[Data listing]
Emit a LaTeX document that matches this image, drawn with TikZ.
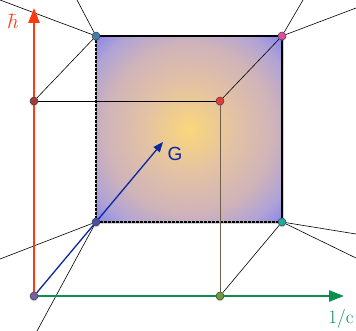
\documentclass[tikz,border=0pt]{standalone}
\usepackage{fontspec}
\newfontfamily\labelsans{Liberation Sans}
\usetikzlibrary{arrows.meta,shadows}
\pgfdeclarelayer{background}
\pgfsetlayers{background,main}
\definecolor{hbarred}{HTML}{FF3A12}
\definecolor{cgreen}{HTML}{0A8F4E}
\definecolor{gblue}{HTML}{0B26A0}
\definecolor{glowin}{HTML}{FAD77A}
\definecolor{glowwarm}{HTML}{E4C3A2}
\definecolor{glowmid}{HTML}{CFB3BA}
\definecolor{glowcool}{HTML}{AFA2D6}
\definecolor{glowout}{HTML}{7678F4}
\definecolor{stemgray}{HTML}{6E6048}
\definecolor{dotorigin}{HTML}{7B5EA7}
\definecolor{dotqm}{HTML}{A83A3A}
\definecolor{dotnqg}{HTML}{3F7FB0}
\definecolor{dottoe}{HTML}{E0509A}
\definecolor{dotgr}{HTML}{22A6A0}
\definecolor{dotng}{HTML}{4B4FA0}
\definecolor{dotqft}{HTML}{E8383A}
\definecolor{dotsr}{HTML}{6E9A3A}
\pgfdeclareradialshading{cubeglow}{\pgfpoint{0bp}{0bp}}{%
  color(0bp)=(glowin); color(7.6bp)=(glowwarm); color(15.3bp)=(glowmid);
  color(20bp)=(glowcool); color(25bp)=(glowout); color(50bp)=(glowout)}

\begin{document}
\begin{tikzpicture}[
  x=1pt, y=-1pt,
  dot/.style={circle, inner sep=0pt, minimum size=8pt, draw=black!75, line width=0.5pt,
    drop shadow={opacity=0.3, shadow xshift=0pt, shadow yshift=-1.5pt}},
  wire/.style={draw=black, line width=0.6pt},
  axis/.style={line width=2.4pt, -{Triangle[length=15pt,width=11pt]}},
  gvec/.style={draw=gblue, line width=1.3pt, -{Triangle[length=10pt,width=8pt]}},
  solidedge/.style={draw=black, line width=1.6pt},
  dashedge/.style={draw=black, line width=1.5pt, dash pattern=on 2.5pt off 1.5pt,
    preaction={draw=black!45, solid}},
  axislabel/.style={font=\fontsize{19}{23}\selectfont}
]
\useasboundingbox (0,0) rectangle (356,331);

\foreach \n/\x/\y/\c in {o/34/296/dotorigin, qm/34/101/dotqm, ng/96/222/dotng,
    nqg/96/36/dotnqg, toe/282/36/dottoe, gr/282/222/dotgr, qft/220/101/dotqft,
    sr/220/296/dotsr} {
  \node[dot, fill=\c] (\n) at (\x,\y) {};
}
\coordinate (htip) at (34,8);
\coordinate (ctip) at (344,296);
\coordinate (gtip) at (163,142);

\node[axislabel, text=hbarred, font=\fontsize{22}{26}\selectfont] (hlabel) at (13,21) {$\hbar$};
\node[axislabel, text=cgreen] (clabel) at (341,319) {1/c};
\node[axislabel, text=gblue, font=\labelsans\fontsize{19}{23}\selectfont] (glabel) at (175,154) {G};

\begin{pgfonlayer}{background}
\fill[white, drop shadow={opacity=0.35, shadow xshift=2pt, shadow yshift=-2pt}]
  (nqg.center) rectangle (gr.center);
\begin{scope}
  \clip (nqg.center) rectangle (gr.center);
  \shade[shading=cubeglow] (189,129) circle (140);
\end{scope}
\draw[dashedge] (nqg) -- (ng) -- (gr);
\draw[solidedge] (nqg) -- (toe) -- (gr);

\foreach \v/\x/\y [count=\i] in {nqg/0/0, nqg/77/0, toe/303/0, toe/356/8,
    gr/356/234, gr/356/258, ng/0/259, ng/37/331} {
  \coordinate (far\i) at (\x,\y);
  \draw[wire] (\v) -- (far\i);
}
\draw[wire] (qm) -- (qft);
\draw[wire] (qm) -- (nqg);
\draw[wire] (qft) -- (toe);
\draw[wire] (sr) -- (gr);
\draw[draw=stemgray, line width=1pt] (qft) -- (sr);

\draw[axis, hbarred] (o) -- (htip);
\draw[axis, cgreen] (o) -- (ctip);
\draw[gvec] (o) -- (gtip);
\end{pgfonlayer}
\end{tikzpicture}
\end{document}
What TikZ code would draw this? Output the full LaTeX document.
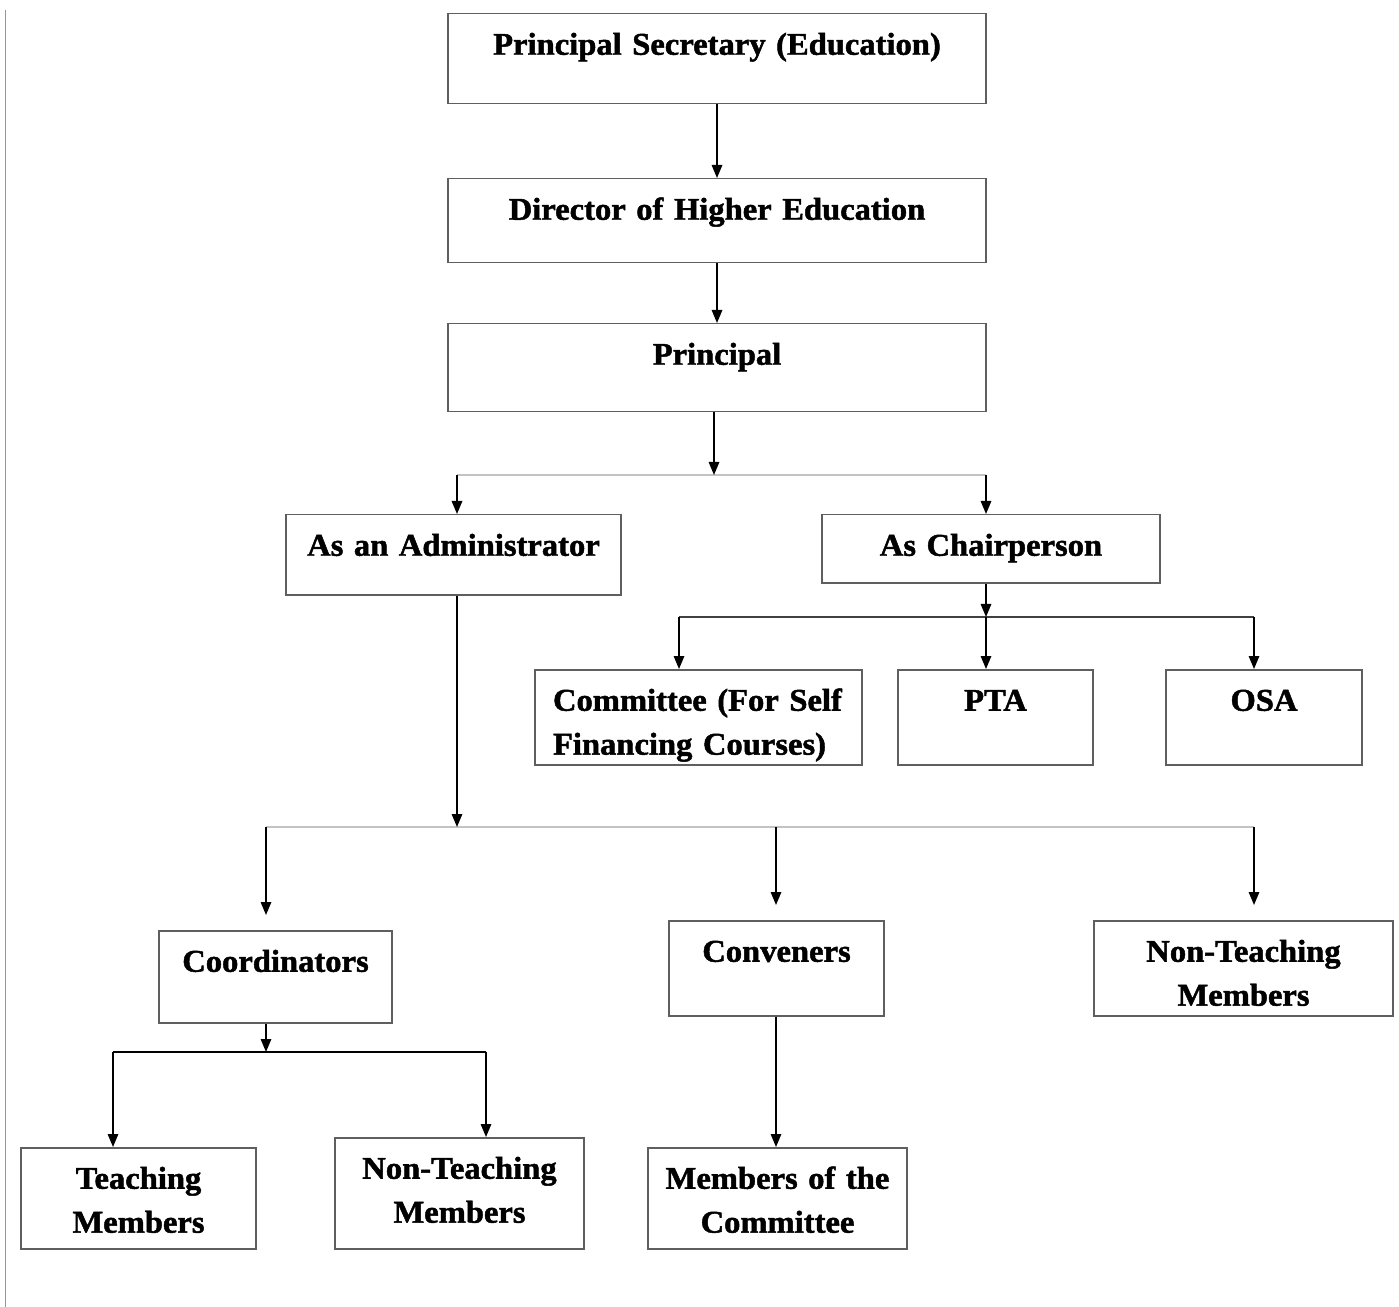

What you should do →
Quote every record above exactly, omitting any pictures they contain.

Expected answer →
Emit a LaTeX document that matches this image, drawn with TikZ.
\documentclass[tikz,border=0pt]{standalone}
\usepackage{fontspec}
\newfontfamily\labelsans{Liberation Sans}
\usetikzlibrary{arrows.meta,shadows}
\pgfdeclarelayer{background}
\pgfsetlayers{background,main}
\definecolor{hbarred}{HTML}{FF3A12}
\definecolor{cgreen}{HTML}{0A8F4E}
\definecolor{gblue}{HTML}{0B26A0}
\definecolor{glowin}{HTML}{FAD77A}
\definecolor{glowwarm}{HTML}{E4C3A2}
\definecolor{glowmid}{HTML}{CFB3BA}
\definecolor{glowcool}{HTML}{AFA2D6}
\definecolor{glowout}{HTML}{7678F4}
\definecolor{stemgray}{HTML}{6E6048}
\definecolor{dotorigin}{HTML}{7B5EA7}
\definecolor{dotqm}{HTML}{A83A3A}
\definecolor{dotnqg}{HTML}{3F7FB0}
\definecolor{dottoe}{HTML}{E0509A}
\definecolor{dotgr}{HTML}{22A6A0}
\definecolor{dotng}{HTML}{4B4FA0}
\definecolor{dotqft}{HTML}{E8383A}
\definecolor{dotsr}{HTML}{6E9A3A}
\pgfdeclareradialshading{cubeglow}{\pgfpoint{0bp}{0bp}}{%
  color(0bp)=(glowin); color(7.6bp)=(glowwarm); color(15.3bp)=(glowmid);
  color(20bp)=(glowcool); color(25bp)=(glowout); color(50bp)=(glowout)}

\begin{document}
\begin{tikzpicture}[
  x=1pt, y=-1pt,
  dot/.style={circle, inner sep=0pt, minimum size=8pt, draw=black!75, line width=0.5pt,
    drop shadow={opacity=0.3, shadow xshift=0pt, shadow yshift=-1.5pt}},
  wire/.style={draw=black, line width=0.6pt},
  axis/.style={line width=2.4pt, -{Triangle[length=15pt,width=11pt]}},
  gvec/.style={draw=gblue, line width=1.3pt, -{Triangle[length=10pt,width=8pt]}},
  solidedge/.style={draw=black, line width=1.6pt},
  dashedge/.style={draw=black, line width=1.5pt, dash pattern=on 2.5pt off 1.5pt,
    preaction={draw=black!45, solid}},
  axislabel/.style={font=\fontsize{19}{23}\selectfont}
]
\useasboundingbox (0,0) rectangle (356,331);

\foreach \n/\x/\y/\c in {o/34/296/dotorigin, qm/34/101/dotqm, ng/96/222/dotng,
    nqg/96/36/dotnqg, toe/282/36/dottoe, gr/282/222/dotgr, qft/220/101/dotqft,
    sr/220/296/dotsr} {
  \node[dot, fill=\c] (\n) at (\x,\y) {};
}
\coordinate (htip) at (34,8);
\coordinate (ctip) at (344,296);
\coordinate (gtip) at (163,142);

\node[axislabel, text=hbarred, font=\fontsize{22}{26}\selectfont] (hlabel) at (13,21) {$\hbar$};
\node[axislabel, text=cgreen] (clabel) at (341,319) {1/c};
\node[axislabel, text=gblue, font=\labelsans\fontsize{19}{23}\selectfont] (glabel) at (175,154) {G};

\begin{pgfonlayer}{background}
\fill[white, drop shadow={opacity=0.35, shadow xshift=2pt, shadow yshift=-2pt}]
  (nqg.center) rectangle (gr.center);
\begin{scope}
  \clip (nqg.center) rectangle (gr.center);
  \shade[shading=cubeglow] (189,129) circle (140);
\end{scope}
\draw[dashedge] (nqg) -- (ng) -- (gr);
\draw[solidedge] (nqg) -- (toe) -- (gr);

\foreach \v/\x/\y [count=\i] in {nqg/0/0, nqg/77/0, toe/303/0, toe/356/8,
    gr/356/234, gr/356/258, ng/0/259, ng/37/331} {
  \coordinate (far\i) at (\x,\y);
  \draw[wire] (\v) -- (far\i);
}
\draw[wire] (qm) -- (qft);
\draw[wire] (qm) -- (nqg);
\draw[wire] (qft) -- (toe);
\draw[wire] (sr) -- (gr);
\draw[draw=stemgray, line width=1pt] (qft) -- (sr);

\draw[axis, hbarred] (o) -- (htip);
\draw[axis, cgreen] (o) -- (ctip);
\draw[gvec] (o) -- (gtip);
\end{pgfonlayer}
\end{tikzpicture}
\end{document}
What TikZ code would draw this? Output the full LaTeX document.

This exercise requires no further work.